Trauma-informed yoga creates space for physical healing
When a person experiences trauma — gun violence, abuse, or military combat, for example — the body holds onto those memories in tissues, muscles, and physiology. Even as the person mentally tries to work past the experience, physical reactions that helped them through the traumatic experience may persist.
This can look like someone who has survived gun violence dropping to the floor when they hear fireworks, even if intellectually they know they’re safe.
To work through this, some people turn to trauma-sensitive or trauma-informed yoga, which uses yoga postures and breathing practices as a way to physically ground the body and retrain it toward calm. Dave Emerson, author and leader at the Justice Resource Institute, coined the term trauma-sensitive yoga.
“You know, it’s therapy. It is not just a yoga class,” says Mariana Lopez, behavioral health clinic manager at the Inner-city Muslim Action Network (IMAN) in Chicago.
Trauma-informed yoga differs from popular yoga because it takes into account “symptoms and circumstances,” all while creating a safe space to intentionally support healing for both the group and individuals.
For example, trauma-informed yoga instructors at Move Therapy and Wellness, an integrative mental health and wellness practice located in Roscoe Village, pay close attention to the language they use and how they structure space during class. Above all, teaching from a trauma- informed lens means that instructors have a deep understanding of trauma.
“Because of its impact on the nervous system, trauma is a deeply physical experience, which is why yoga can be instrumental to helping people heal,” says Laura Dziekiewicz, founder and clinical director of Move Therapy and Wellness. “It can help to increase body awareness and connection in a safe and controlled way, which can enhance feelings of physical, emotional, and psychological safety.”

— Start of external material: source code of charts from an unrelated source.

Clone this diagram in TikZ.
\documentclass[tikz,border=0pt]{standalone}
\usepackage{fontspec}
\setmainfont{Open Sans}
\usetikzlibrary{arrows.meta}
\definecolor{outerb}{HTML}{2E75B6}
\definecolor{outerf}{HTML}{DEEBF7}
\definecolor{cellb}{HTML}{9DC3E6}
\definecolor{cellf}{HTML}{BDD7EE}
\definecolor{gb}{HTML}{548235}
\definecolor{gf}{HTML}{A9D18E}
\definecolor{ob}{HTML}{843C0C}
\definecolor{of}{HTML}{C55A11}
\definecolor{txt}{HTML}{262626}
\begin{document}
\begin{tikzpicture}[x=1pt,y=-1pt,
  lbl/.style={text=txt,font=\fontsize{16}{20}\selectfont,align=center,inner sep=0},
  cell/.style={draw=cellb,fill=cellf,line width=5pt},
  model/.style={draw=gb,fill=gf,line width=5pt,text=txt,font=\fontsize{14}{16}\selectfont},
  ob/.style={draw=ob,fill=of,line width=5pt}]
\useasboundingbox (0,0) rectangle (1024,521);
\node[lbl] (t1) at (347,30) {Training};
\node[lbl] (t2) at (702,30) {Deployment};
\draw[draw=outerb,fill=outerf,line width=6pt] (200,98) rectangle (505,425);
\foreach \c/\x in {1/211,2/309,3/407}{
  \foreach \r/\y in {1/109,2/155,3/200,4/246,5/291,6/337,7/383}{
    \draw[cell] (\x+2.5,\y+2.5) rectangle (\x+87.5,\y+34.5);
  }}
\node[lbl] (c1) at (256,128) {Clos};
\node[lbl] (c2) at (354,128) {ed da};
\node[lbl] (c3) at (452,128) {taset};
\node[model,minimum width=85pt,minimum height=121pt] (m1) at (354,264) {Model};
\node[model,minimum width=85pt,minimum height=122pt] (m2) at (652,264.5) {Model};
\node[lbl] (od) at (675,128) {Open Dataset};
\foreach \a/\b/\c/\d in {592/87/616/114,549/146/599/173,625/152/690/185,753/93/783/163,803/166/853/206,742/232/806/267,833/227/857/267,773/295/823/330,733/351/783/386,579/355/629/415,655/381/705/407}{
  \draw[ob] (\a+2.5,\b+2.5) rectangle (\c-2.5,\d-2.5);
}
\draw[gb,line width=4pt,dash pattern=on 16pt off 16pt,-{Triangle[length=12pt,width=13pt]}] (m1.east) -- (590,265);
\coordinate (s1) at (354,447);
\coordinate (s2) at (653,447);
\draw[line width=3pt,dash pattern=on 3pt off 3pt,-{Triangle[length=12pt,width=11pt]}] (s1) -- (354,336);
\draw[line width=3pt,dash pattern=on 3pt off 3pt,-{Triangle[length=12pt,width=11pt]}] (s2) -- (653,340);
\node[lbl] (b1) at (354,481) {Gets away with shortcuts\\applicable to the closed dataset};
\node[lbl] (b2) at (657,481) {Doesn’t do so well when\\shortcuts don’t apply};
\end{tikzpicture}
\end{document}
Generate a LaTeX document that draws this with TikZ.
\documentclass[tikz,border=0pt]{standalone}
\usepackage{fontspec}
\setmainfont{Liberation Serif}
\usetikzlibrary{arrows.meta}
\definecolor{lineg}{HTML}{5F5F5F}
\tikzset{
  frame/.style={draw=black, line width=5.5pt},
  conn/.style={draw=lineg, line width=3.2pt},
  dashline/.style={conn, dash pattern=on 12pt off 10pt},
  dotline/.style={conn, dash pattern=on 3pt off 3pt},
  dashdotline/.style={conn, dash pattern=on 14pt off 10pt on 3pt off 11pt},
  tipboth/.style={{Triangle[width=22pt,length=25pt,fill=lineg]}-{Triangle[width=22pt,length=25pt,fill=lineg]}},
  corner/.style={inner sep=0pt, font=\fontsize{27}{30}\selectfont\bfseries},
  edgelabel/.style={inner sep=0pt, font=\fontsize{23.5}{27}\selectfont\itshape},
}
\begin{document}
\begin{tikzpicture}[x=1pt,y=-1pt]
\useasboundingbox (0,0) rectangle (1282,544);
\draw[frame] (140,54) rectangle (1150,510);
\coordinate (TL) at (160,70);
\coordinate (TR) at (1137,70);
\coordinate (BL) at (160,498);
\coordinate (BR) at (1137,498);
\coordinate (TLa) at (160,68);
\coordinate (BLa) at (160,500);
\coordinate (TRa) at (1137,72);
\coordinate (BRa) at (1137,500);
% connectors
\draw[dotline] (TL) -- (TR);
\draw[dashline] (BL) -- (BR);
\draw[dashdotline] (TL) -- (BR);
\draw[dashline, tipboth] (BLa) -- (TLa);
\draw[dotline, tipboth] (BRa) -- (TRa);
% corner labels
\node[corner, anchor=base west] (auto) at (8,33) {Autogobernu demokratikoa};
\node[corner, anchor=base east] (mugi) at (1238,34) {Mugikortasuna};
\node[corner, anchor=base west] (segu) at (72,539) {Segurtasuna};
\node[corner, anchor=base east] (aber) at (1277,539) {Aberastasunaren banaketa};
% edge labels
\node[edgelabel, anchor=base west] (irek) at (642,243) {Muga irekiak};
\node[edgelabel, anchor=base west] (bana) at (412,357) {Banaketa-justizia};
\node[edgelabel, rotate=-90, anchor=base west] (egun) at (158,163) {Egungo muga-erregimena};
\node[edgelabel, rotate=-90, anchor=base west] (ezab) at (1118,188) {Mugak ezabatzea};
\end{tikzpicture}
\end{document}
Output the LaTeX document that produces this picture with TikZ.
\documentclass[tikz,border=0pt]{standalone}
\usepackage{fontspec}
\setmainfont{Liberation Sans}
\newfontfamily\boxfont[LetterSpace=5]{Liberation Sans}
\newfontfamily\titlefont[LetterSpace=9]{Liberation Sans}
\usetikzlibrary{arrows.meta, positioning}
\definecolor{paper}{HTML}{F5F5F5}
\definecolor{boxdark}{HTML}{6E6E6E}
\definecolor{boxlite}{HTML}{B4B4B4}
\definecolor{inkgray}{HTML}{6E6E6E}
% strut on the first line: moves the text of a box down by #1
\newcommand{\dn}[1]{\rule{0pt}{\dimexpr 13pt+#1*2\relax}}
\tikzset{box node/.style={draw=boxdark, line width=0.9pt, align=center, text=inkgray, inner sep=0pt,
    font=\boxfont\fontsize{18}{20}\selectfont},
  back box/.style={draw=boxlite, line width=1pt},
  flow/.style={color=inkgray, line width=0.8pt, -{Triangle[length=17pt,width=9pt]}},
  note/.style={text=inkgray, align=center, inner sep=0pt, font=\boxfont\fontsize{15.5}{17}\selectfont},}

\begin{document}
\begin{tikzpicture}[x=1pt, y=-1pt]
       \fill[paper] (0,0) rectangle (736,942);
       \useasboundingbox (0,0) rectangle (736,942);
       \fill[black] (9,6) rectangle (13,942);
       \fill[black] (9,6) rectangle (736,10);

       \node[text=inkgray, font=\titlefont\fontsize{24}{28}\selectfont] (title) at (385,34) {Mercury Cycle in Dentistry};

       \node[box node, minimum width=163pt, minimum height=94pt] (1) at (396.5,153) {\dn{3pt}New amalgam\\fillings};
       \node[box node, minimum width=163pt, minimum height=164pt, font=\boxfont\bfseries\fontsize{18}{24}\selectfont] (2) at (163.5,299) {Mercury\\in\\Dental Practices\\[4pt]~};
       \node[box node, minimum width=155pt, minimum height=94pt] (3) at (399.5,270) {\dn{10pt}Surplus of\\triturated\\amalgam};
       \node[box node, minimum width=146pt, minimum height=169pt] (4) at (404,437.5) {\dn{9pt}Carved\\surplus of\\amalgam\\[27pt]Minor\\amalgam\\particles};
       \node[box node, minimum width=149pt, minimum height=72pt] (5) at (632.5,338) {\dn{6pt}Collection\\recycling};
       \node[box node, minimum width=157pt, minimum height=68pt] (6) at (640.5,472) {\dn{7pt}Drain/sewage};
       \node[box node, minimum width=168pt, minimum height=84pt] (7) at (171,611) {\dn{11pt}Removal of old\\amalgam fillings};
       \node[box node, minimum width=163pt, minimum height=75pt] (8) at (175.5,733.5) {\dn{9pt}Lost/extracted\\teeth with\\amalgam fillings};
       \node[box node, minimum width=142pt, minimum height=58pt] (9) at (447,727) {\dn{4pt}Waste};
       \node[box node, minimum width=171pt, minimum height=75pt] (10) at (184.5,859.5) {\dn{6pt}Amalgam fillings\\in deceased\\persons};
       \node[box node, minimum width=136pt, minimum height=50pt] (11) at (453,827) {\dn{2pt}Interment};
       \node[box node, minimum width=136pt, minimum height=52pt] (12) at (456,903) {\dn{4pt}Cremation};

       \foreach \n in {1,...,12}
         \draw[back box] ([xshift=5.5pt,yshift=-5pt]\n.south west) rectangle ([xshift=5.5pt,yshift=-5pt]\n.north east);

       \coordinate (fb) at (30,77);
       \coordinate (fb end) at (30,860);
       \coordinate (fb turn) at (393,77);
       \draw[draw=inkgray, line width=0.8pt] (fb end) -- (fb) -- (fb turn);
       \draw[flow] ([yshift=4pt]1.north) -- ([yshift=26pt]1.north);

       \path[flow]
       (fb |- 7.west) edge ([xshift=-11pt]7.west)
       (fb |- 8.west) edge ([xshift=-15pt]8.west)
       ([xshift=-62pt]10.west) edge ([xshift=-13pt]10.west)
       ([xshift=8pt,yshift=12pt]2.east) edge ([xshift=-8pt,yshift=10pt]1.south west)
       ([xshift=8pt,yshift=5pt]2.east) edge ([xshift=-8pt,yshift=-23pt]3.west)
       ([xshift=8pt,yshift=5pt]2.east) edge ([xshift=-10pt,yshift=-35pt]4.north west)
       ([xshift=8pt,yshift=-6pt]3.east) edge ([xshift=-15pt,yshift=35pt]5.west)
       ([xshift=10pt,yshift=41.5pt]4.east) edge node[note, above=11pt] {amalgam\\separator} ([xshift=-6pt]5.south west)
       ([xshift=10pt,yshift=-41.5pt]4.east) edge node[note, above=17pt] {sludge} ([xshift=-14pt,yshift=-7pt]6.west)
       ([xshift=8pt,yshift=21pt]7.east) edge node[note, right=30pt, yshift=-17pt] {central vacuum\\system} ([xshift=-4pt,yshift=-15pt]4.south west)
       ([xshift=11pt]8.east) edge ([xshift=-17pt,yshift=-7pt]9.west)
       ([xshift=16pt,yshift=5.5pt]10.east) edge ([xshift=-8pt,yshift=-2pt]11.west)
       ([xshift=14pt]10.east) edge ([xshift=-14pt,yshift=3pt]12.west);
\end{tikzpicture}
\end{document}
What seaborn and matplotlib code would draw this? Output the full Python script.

Approaching yoga from a trauma-informed perspective gives participants another way to process and cope with their life experiences.
“To a certain extent, this class is a coping skill,” Lopez says. “We take things slow and allow the body to release that trauma all while building a ritual, one time a week, for your self-care and healing.”
The body-based therapy engages the parasympathetic nervous system — the part of the nervous system that controls the body’s ability to relax and rest. Trauma-informed poses, breath work, and humming can all stimulate the parasympathetic nervous system. This fosters a sense of calm, safety, and comfort.
Elisabeth Nuesser, trauma-informed yoga facilitator at Timberline Knolls in Lemont, says many participants in her classes have experienced trauma and developed other behavioral health diagnoses as a result. “We’ve worked with a lot of dual diagnoses — PTSD, anxiety, eating disorders — just pretty much the gambit of mental health in general.”
Lopez says she finds beauty in trauma-informed yoga because of the growth that it promotes. In IMAN’s class, people work toward healing and recovery using psychology, anatomy, and a system of healing that is thousands of years old.
“The community connection is a very big part of healing from trauma because a symptom of trauma can manifest as feelings of isolation,” Lopez says. “The trauma-informed classes connect everyone together, to the present moment.”